Organizations implementing software supply chain security programs benefit from gated check-in's ability to enforce supply chain policies at the code level, verifying component integrity and provenance before integration.

Compliance and Audit Benefits

Regulated industries and organizations subject to security frameworks need demonstrable evidence of security controls. Gated check-in creates comprehensive audit trails showing that every commit passed security validation before integration. These audit records prove to auditors and regulators that the organization enforces security requirements consistently across all code changes.

The automated nature of gated check-in eliminates human inconsistency from security enforcement. Manual code reviews vary in thoroughness depending on reviewer expertise, time constraints, and attention levels. Automated gating applies the same security standards to every commit, every time, regardless of project deadlines or resource availability.

For organizations pursuing security certifications like SOC 2 or ISO 27001, gated check-in demonstrates technical controls that prevent insecure code from entering production. The practice provides evidence of secure development lifecycle implementation and can satisfy multiple control requirements with a single technical implementation.

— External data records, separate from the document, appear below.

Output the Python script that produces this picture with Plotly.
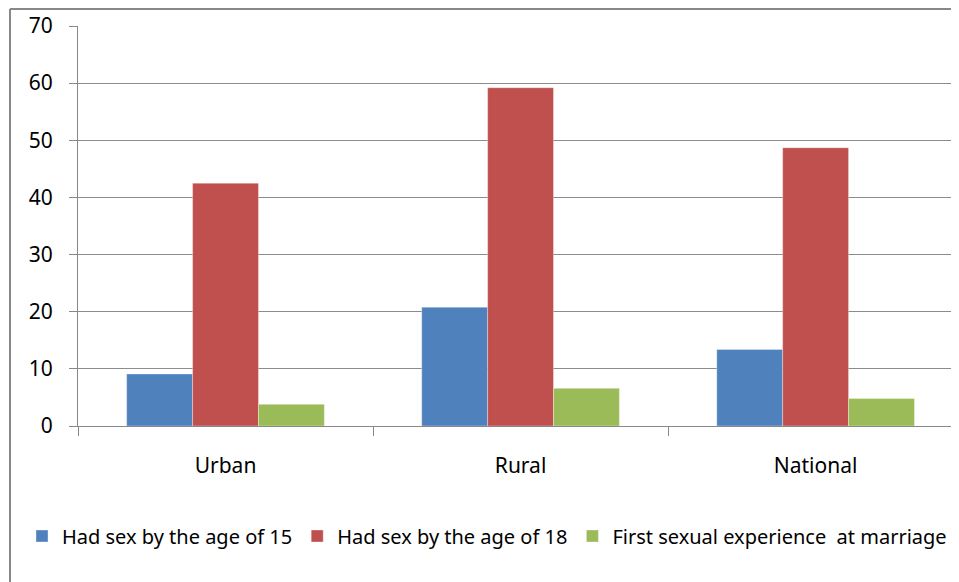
import plotly.graph_objects as go

categories = ["Urban", "Rural", "National"]
had_sex_15 = [9.1, 20.8, 13.4]
had_sex_18 = [42.5, 59.2, 48.7]
first_at_marriage = [3.8, 6.6, 4.8]
series_names = ["Had sex by the age of 15", "Had sex by the age of 18",
                "First sexual experience  at marriage"]
colors = ["#4F81BD", "#C0504D", "#9BBB59"]
y_ticks = [0, 10, 20, 30, 40, 50, 60, 70]

FONT = "Noto Sans"
W, H = 951, 574
ML, MT, MB = 70, 18, 156
PW, PH = W - ML, H - MT - MB

fig = go.Figure()
for name, vals, col in zip(series_names, [had_sex_15, had_sex_18, first_at_marriage], colors):
    fig.add_trace(go.Bar(
        x=categories, y=vals, name=name,
        marker=dict(color=col, line=dict(color="rgba(255,255,255,0.35)", width=1)),
    ))

fig.update_layout(
    width=W, height=H,
    margin=dict(l=ML, r=0, t=MT, b=MB, pad=0),
    paper_bgcolor="white", plot_bgcolor="white",
    barmode="group", bargap=0.33, bargroupgap=0,
    font=dict(family=FONT, color="#000000"),
    showlegend=True,
    legend=dict(
        orientation="h", x=(14 - ML) / PW, xanchor="left", y=-0.275, yanchor="middle",
        font=dict(family=FONT, size=20, color="#000000"),
        bgcolor="rgba(0,0,0,0)", itemclick=False, tracegroupgap=0,
        traceorder="normal",
    ),
    xaxis=dict(
        type="category", range=[-0.5, 2.486],
        tickson="boundaries", ticks="outside", ticklen=9, tickcolor="#888888",
        showline=True, linecolor="#888888", linewidth=1,
        showgrid=False, zeroline=False,
        tickfont=dict(family=FONT, size=21, color="#000000"),
        ticklabelstandoff=21,
    ),
    yaxis=dict(
        range=[0, 70], tickvals=y_ticks, ticks="outside", ticklen=8,
        tickcolor="#888888", showline=True, linecolor="#888888", linewidth=1,
        showgrid=True, gridcolor="#8c8c8c", gridwidth=1, zeroline=False,
        tickfont=dict(family=FONT, size=21, color="#000000"),
        ticklabelstandoff=12,
    ),
)

# outer chart-area border (left and top edges visible; the rest is cropped)
bx = (2 - ML) / PW
by = (H - MB - 1) / PH
fig.add_shape(type="line", xref="paper", yref="paper",
              x0=bx, x1=1.05, y0=by, y1=by,
              line=dict(color="#888888", width=2))
fig.add_shape(type="line", xref="paper", yref="paper",
              x0=bx, x1=bx, y0=-(MB + 5) / PH, y1=by,
              line=dict(color="#888888", width=2))

fig.write_html("out.html")
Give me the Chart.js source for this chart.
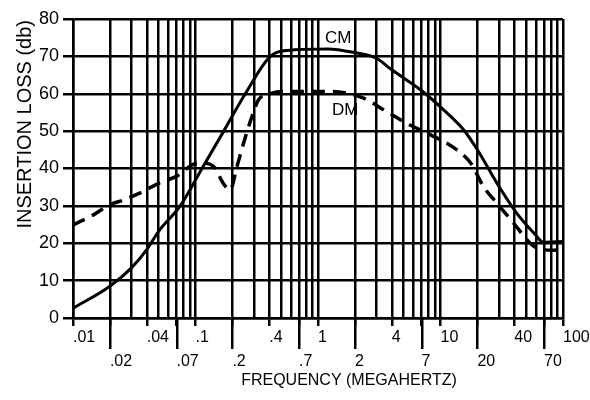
<!DOCTYPE html>
<html><head><meta charset="utf-8">
<script src="https://cdn.jsdelivr.net/npm/chart.js@4.4.1/dist/chart.umd.min.js"></script>
<style>html,body{margin:0;padding:0;background:#fff}#wrap{width:590px;height:400px;position:relative}</style>
</head><body><div id="wrap"><canvas id="c"></canvas></div>
<script>
// ---- data (MHz, dB) ----
const cmFreq = [0.01, 0.02, 0.03, 0.04, 0.05, 0.075, 0.113, 0.17, 0.255, 0.408, 0.56, 1.2, 2, 3, 4, 6.9, 10.6, 15.5, 20, 29, 42, 58, 69, 100];
const cmLoss = [2.6, 8.5, 13.4, 18.3, 23.2, 30, 40, 50, 60, 70, 71.6, 72, 71, 69.5, 66.4, 61, 55.7, 50.3, 45, 36, 28, 22.7, 20.3, 20.5];
const dmFreq = [0.01, 0.0147, 0.02, 0.026, 0.035, 0.052, 0.07, 0.1, 0.117, 0.145, 0.165, 0.192, 0.218, 0.247, 0.289, 0.327, 0.38, 0.52, 0.92, 1.26, 2.36, 3.43, 5.3, 8.3, 12.4, 17.7, 22.4, 28.9, 39.5, 54, 61, 84, 100];
const dmLoss = [24.9, 27.6, 30.3, 31.6, 33.4, 36.3, 37.9, 41.3, 41.4, 40.1, 36.5, 34.3, 40.5, 46.8, 53.9, 58.4, 59.7, 60.6, 60.6, 60.6, 58.8, 55.7, 52.1, 49, 45.9, 41.4, 35.2, 30.7, 25.4, 20, 18.7, 18.1, 18.7];
const seriesNames = ['CM', 'DM'];
const seriesLabelFreq = [1.46, 1.67];
const seriesLabelLoss = [74.8, 55.5];

// ---- axes ----
const gridFreqs = [0.01,0.02,0.03,0.04,0.05,0.06,0.07,0.08,0.09,
                   0.1,0.2,0.3,0.4,0.5,0.6,0.7,0.8,0.9,
                   1,2,3,4,5,6,7,8,9,
                   10,20,30,40,50,60,70,80,90,100];
const topTickValues = [0.01, 0.04, 0.1, 0.4, 1, 4, 10, 40, 100];
const topTickLabels = ['.01', '.04', '.1', '.4', '1', '4', '10', '40', '100'];
const bottomTickValues = [0.02, 0.07, 0.2, 0.7, 2, 7, 20, 70];
const bottomTickLabels = ['.02', '.07', '.2', '.7', '2', '7', '20', '70'];
const yMin = 0, yMax = 80, yStep = 10;
const xTitle = 'FREQUENCY (MEGAHERTZ)';
const yTitle = 'INSERTION LOSS (db)';

const FONT = '"Liberation Sans", Arial, sans-serif';
const near = (a, b) => Math.abs(Math.log10(a) - Math.log10(b)) < 1e-6;
const findIdx = (arr, v) => arr.findIndex(a => near(a, v));

const extras = {
  id: 'extras',
  afterDraw(chart) {
    const ctx = chart.ctx, xs = chart.scales.x, ys = chart.scales.y, ca = chart.chartArea;
    ctx.save();
    ctx.strokeStyle = '#000'; ctx.lineWidth = 2.5; ctx.lineCap = 'butt';
    bottomTickValues.forEach(v => {
      const px = Math.round(xs.getPixelForValue(v)) + 0.25;
      ctx.beginPath(); ctx.moveTo(px, ca.bottom); ctx.lineTo(px, ca.bottom + 31); ctx.stroke();
    });
    ctx.fillStyle = '#000';
    ctx.font = '16px ' + FONT; ctx.textAlign = 'center'; ctx.textBaseline = 'middle';
    ctx.fillText(xTitle, (ca.left + ca.right) / 2 + 31, ca.bottom + 63);
    ctx.save();
    ctx.translate(25, ca.top + 1); ctx.rotate(-Math.PI / 2);
    ctx.font = '20px ' + FONT; ctx.textAlign = 'right'; ctx.textBaseline = 'middle';
    ctx.fillText(yTitle, 0, 0);
    ctx.restore();
    ctx.font = '17px ' + FONT; ctx.textAlign = 'center'; ctx.textBaseline = 'middle';
    seriesNames.forEach((n, i) => {
      ctx.fillText(n, xs.getPixelForValue(seriesLabelFreq[i]), ys.getPixelForValue(seriesLabelLoss[i]));
    });
    ctx.restore();
  }
};

new Chart(document.getElementById('c'), {
  type: 'line',
  data: {
    datasets: [
      { label: seriesNames[0], data: cmFreq.map((f, i) => ({ x: f, y: cmLoss[i] })),
        borderColor: '#000', borderWidth: 3, pointRadius: 0, cubicInterpolationMode: 'monotone', fill: false },
      { label: seriesNames[1], data: dmFreq.map((f, i) => ({ x: f, y: dmLoss[i] })),
        borderColor: '#000', borderWidth: 3.5, borderDash: [13, 8], borderCapStyle: 'butt',
        pointRadius: 0, cubicInterpolationMode: 'monotone', fill: false }
    ]
  },
  options: {
    responsive: true, maintainAspectRatio: false, animation: false,
    devicePixelRatio: 1,
    layout: { padding: { left: 0, top: 19, right: 27, bottom: 0 } },
    plugins: { legend: { display: false }, tooltip: { enabled: false }, title: { display: false } },
    scales: {
      x: {
        type: 'logarithmic', min: 0.01, max: 100,
        afterBuildTicks: s => { s.ticks = gridFreqs.map(v => ({ value: v })); },
        afterFit: s => { s.height = 82; s.paddingLeft = 0; s.paddingRight = 0; },
        ticks: {
          autoSkip: false, maxRotation: 0, minRotation: 0, align: 'start', padding: 0,
          color: '#000', font: { family: FONT, size: 16, lineHeight: 1.5 },
          callback: v => {
            let i = findIdx(topTickValues, v);
            if (i >= 0) return topTickLabels[i];
            i = findIdx(bottomTickValues, v);
            if (i >= 0) return ['', bottomTickLabels[i]];
            return '';
          }
        },
        grid: {
          color: '#000', lineWidth: 2.5, drawTicks: true, tickLength: 8, tickWidth: 2.5,
          tickColor: c => (c.tick && (findIdx(topTickValues, c.tick.value) >= 0 || findIdx(bottomTickValues, c.tick.value) >= 0)) ? '#000' : 'rgba(0,0,0,0)'
        },
        border: { display: true, color: '#000', width: 2.5 }
      },
      y: {
        min: yMin, max: yMax,
        afterFit: s => { s.width = 73; s.paddingTop = 0; s.paddingBottom = 0; },
        ticks: { stepSize: yStep, padding: 4, color: '#000', font: { family: FONT, size: 18 } },
        grid: { color: '#000', lineWidth: 2.5, tickLength: 10, tickWidth: 2.5 },
        border: { display: true, color: '#000', width: 2.5 }
      }
    }
  },
  plugins: [extras]
});
</script></body></html>
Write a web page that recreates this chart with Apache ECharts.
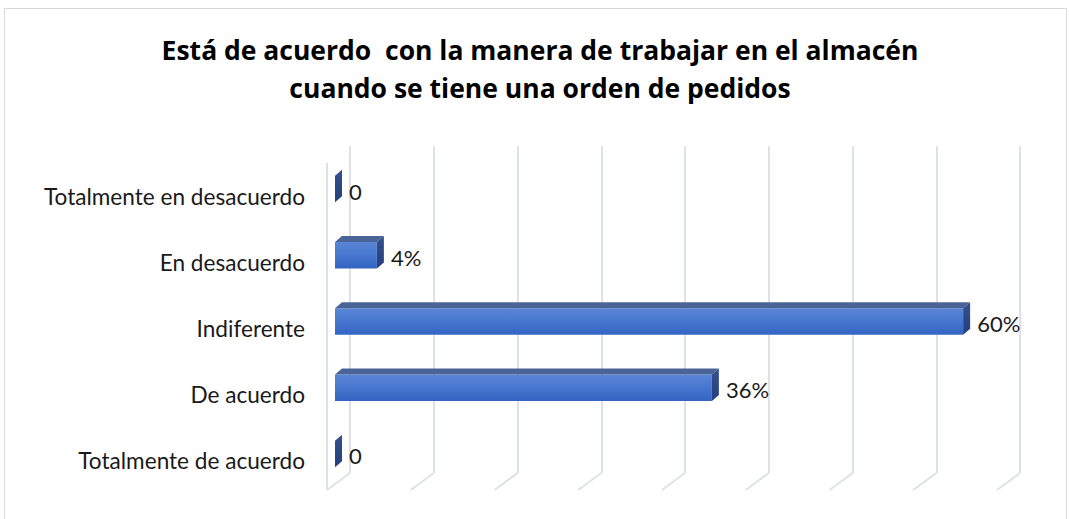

How to Implement Gated Check-in in Your Organization

Implementing gated check-in requires careful planning and phased rollout to achieve security goals without disrupting development velocity. Security directors and DevSecOps leaders need to balance security rigor with developer experience, choosing appropriate tools, configuring sensible policies, and managing organizational change.

The first step involves assessing your current development workflow and identifying appropriate integration points for gating mechanisms. Organizations using Git-based version control typically implement gates at the pull request level, where code review already happens. Teams using trunk-based development might implement pre-commit hooks that run before changes reach the shared trunk.

Tool selection depends on your technology stack, existing security tools, and specific security requirements. Many organizations use security scanning tools like SonarQube, Snyk, or Checkmarx for security testing. The implementation challenge involves integrating these tools into the commit workflow with appropriate performance optimization and failure handling.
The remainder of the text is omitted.